DISCLAIMER - Use this information at your own risk. There are several factors that can change between systems and or mistakes that you can make to render any further recovery impossible. Do this at your own risk. If you have no familiarity with these commands, ask an experienced tech for help.
In my case, I did this using a Knoppix LiveCD which I often use for booting "generic" systems where I have no specific rescue disk and works very well (it works fine even through the graphical ILO but remember to disable DRM on boot if you prefer GUI environments).
The steps I took are:
- cloned the good disk on the new disk (I suggest using ddrescue, very fast and effective in handling possible read errors - however the source disk was intact and clean - keep this in mind before cloning)
- backed up the MBR of the good disk on a USB key (not going into technical details of loader sectors and partition sectors, just save the first 512bytes of track 0 sector 0 using dd with count and bs options - plenty of references on how to do this on the net)
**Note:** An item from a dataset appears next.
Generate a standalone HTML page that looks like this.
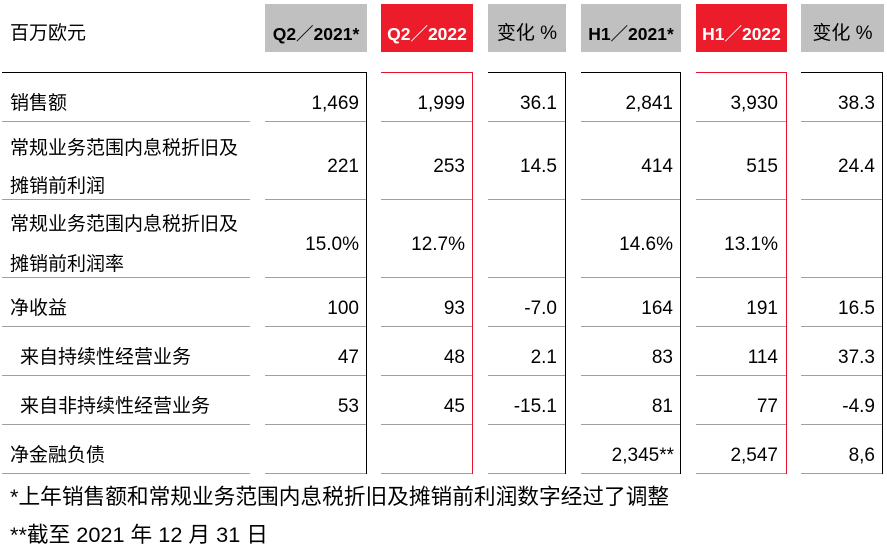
<!DOCTYPE html>
<html><head><meta charset="utf-8">
<style>
*{margin:0;padding:0;box-sizing:border-box}
html,body{width:887px;height:549px;background:#fff;overflow:hidden}
body{position:relative;font-family:"Liberation Sans","Noto Sans CJK SC",sans-serif;color:#000}
.t{position:absolute;height:30px;line-height:30px;font-size:19px;white-space:nowrap;margin-top:2px}
.r{text-align:right}
.box{position:absolute;top:4px;height:48px;background:#c0c0c0}
.box.red{background:#ed1c2b;color:#fff}
.bt{position:absolute;left:0;right:0;top:15px;height:30px;line-height:30px;text-align:center;font-size:19px;white-space:nowrap}
.b{font-weight:bold;font-size:17.5px}
.h{position:absolute;height:1px}
.v{position:absolute;width:1px;top:72px;height:402px}
.g{background:#a0a0a0}
.k{background:#000}
.rd{background:#e8112d}
.fn{position:absolute;left:10px;height:30px;line-height:30px;font-size:21.7px;white-space:nowrap}
</style></head><body>

<!-- header -->
<div class="t" style="left:10px;top:17px">百万欧元</div>
<div class="box" style="left:265px;width:102px"><div class="bt b">Q2／2021*</div></div>
<div class="box red" style="left:381px;width:92px"><div class="bt b">Q2／2022</div></div>
<div class="box" style="left:488px;width:78px"><div class="bt">变化 %</div></div>
<div class="box" style="left:581px;width:100px"><div class="bt b">H1／2021*</div></div>
<div class="box red" style="left:696px;width:91px"><div class="bt b">H1／2022</div></div>
<div class="box" style="left:801px;width:83px"><div class="bt">变化 %</div></div>

<!-- top lines -->
<div class="h k" style="left:2px;width:365px;top:72px"></div>
<div class="h rd" style="left:381px;width:92px;top:72px"></div>
<div class="h k" style="left:488px;width:78px;top:72px"></div>
<div class="h k" style="left:581px;width:100px;top:72px"></div>
<div class="h rd" style="left:696px;width:91px;top:72px"></div>
<div class="h k" style="left:801px;width:82px;top:72px"></div>

<!-- vertical lines -->
<div class="v k" style="left:366px"></div>
<div class="v rd" style="left:472px"></div>
<div class="v k" style="left:565px"></div>
<div class="v k" style="left:680px"></div>
<div class="v rd" style="left:786px"></div>
<div class="v k" style="left:882px"></div>

<!-- row lines -->
<div class="h g" style="left:2px;width:248px;top:121px"></div><div class="h g" style="left:265px;width:101px;top:121px"></div><div class="h g" style="left:381px;width:91px;top:121px"></div><div class="h g" style="left:488px;width:77px;top:121px"></div><div class="h g" style="left:581px;width:99px;top:121px"></div><div class="h g" style="left:696px;width:90px;top:121px"></div><div class="h g" style="left:801px;width:81px;top:121px"></div>
<div class="h g" style="left:2px;width:248px;top:199px"></div><div class="h g" style="left:265px;width:101px;top:199px"></div><div class="h g" style="left:381px;width:91px;top:199px"></div><div class="h g" style="left:488px;width:77px;top:199px"></div><div class="h g" style="left:581px;width:99px;top:199px"></div><div class="h g" style="left:696px;width:90px;top:199px"></div><div class="h g" style="left:801px;width:81px;top:199px"></div>
<div class="h g" style="left:2px;width:248px;top:277px"></div><div class="h g" style="left:265px;width:101px;top:277px"></div><div class="h g" style="left:381px;width:91px;top:277px"></div><div class="h g" style="left:488px;width:77px;top:277px"></div><div class="h g" style="left:581px;width:99px;top:277px"></div><div class="h g" style="left:696px;width:90px;top:277px"></div><div class="h g" style="left:801px;width:81px;top:277px"></div>
<div class="h g" style="left:2px;width:248px;top:326px"></div><div class="h g" style="left:265px;width:101px;top:326px"></div><div class="h g" style="left:381px;width:91px;top:326px"></div><div class="h g" style="left:488px;width:77px;top:326px"></div><div class="h g" style="left:581px;width:99px;top:326px"></div><div class="h g" style="left:696px;width:90px;top:326px"></div><div class="h g" style="left:801px;width:81px;top:326px"></div>
<div class="h g" style="left:2px;width:248px;top:375px"></div><div class="h g" style="left:265px;width:101px;top:375px"></div><div class="h g" style="left:381px;width:91px;top:375px"></div><div class="h g" style="left:488px;width:77px;top:375px"></div><div class="h g" style="left:581px;width:99px;top:375px"></div><div class="h g" style="left:696px;width:90px;top:375px"></div><div class="h g" style="left:801px;width:81px;top:375px"></div>
<div class="h g" style="left:2px;width:248px;top:424px"></div><div class="h g" style="left:265px;width:101px;top:424px"></div><div class="h g" style="left:381px;width:91px;top:424px"></div><div class="h g" style="left:488px;width:77px;top:424px"></div><div class="h g" style="left:581px;width:99px;top:424px"></div><div class="h g" style="left:696px;width:90px;top:424px"></div><div class="h g" style="left:801px;width:81px;top:424px"></div>
<div class="h g" style="left:2px;width:248px;top:473px"></div><div class="h g" style="left:265px;width:101px;top:473px"></div><div class="h g" style="left:381px;width:91px;top:473px"></div><div class="h g" style="left:488px;width:77px;top:473px"></div><div class="h g" style="left:581px;width:99px;top:473px"></div><div class="h g" style="left:696px;width:90px;top:473px"></div><div class="h g" style="left:801px;width:81px;top:473px"></div>

<!-- labels -->
<div class="t" style="left:10px;top:87px">销售额</div>
<div class="t" style="left:10px;top:132px">常规业务范围内息税折旧及</div>
<div class="t" style="left:10px;top:170px">摊销前利润</div>
<div class="t" style="left:10px;top:208px">常规业务范围内息税折旧及</div>
<div class="t" style="left:10px;top:248px">摊销前利润率</div>
<div class="t" style="left:10px;top:292px">净收益</div>
<div class="t" style="left:20px;top:341px">来自持续性经营业务</div>
<div class="t" style="left:20px;top:390px">来自非持续性经营业务</div>
<div class="t" style="left:10px;top:439px">净金融负债</div>

<!-- col1 right 359 -->
<div class="t r" style="right:528px;top:87px">1,469</div>
<div class="t r" style="right:528px;top:150px">221</div>
<div class="t r" style="right:528px;top:228px">15.0%</div>
<div class="t r" style="right:528px;top:292px">100</div>
<div class="t r" style="right:528px;top:341px">47</div>
<div class="t r" style="right:528px;top:390px">53</div>
<!-- col2 right 465 -->
<div class="t r" style="right:422px;top:87px">1,999</div>
<div class="t r" style="right:422px;top:150px">253</div>
<div class="t r" style="right:422px;top:228px">12.7%</div>
<div class="t r" style="right:422px;top:292px">93</div>
<div class="t r" style="right:422px;top:341px">48</div>
<div class="t r" style="right:422px;top:390px">45</div>
<!-- col3 right 557 -->
<div class="t r" style="right:330px;top:87px">36.1</div>
<div class="t r" style="right:330px;top:150px">14.5</div>
<div class="t r" style="right:330px;top:292px">-7.0</div>
<div class="t r" style="right:330px;top:341px">2.1</div>
<div class="t r" style="right:330px;top:390px">-15.1</div>
<!-- col4 right 673 -->
<div class="t r" style="right:214px;top:87px">2,841</div>
<div class="t r" style="right:214px;top:150px">414</div>
<div class="t r" style="right:214px;top:228px">14.6%</div>
<div class="t r" style="right:214px;top:292px">164</div>
<div class="t r" style="right:214px;top:341px">83</div>
<div class="t r" style="right:214px;top:390px">81</div>
<div class="t r" style="right:213px;top:439px">2,345**</div>
<!-- col5 right 778 -->
<div class="t r" style="right:109px;top:87px">3,930</div>
<div class="t r" style="right:109px;top:150px">515</div>
<div class="t r" style="right:109px;top:228px">13.1%</div>
<div class="t r" style="right:109px;top:292px">191</div>
<div class="t r" style="right:109px;top:341px">114</div>
<div class="t r" style="right:109px;top:390px">77</div>
<div class="t r" style="right:109px;top:439px">2,547</div>
<!-- col6 right 875 -->
<div class="t r" style="right:12px;top:87px">38.3</div>
<div class="t r" style="right:12px;top:150px">24.4</div>
<div class="t r" style="right:12px;top:292px">16.5</div>
<div class="t r" style="right:12px;top:341px">37.3</div>
<div class="t r" style="right:12px;top:390px">-4.9</div>
<div class="t r" style="right:12px;top:439px">8,6</div>

<!-- footnotes -->
<div class="fn" style="top:482px">*上年销售额和常规业务范围内息税折旧及摊销前利润数字经过了调整</div>
<div class="fn" style="top:520px">**截至 2021 年 12 月 31 日</div>

</body></html>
- *destroyed* the RAID1 Metadata by deleting the RAID1 config from the BIOS
- recreated the exact same RAID1 config from BIOS selecting QUICKINIT - MOST IMPORTANT! The previous good disk and the new disk this way have RAID metadata chksum signature information correctly rewritten to Metadata sectors but NO DATA SECTORS are overwritten IF the RAID configuration is identical and DISK size does not change - beware - this may not work for all controllers for reasons that go beyond the scope of this post!).
- booted back to LIVECD and while doing checked that BIOS successfully installed on INT13 which it now did reporting a healthy RAID1 volume
- restored previously saved MBR to BOTH disks and checked (fisk -l) that partitions were alive and well (gparted) by mounting and fscking them. All clean. If any errors occur DO NOT proceed to boot. Fix the errors on the source (good) disk and redo the clone.
- Reinstalled GRUB on both disks (grub-install) specifying correct root devices which in my case were /dev/sda and /dev/sdb (check grub documentation)
- Removed live CD and rebooted. System went up as if it never had crashed.
Additinoally, I also suggest booting using the ROOT=LABEL=/ option to select the root partition to mount in GRUB menu (there is an already specified kernel with this config though it is not the default depending also on the version of your CCM). This way, you are certain to mount the correct root partition as the label is the same between both disks (the partition descriptors differ as one is /dev/sda1 and the other is /dev/sdb1 though the lables are both root).
If you ever need to recover a RAID1 that fails to boot because of the above reasons so the rebuild is impossible and have no other option (and have your data backed up and you want to cut the recovery/restore or reinstall time) then do this at your own risk and keep your fingers crossed.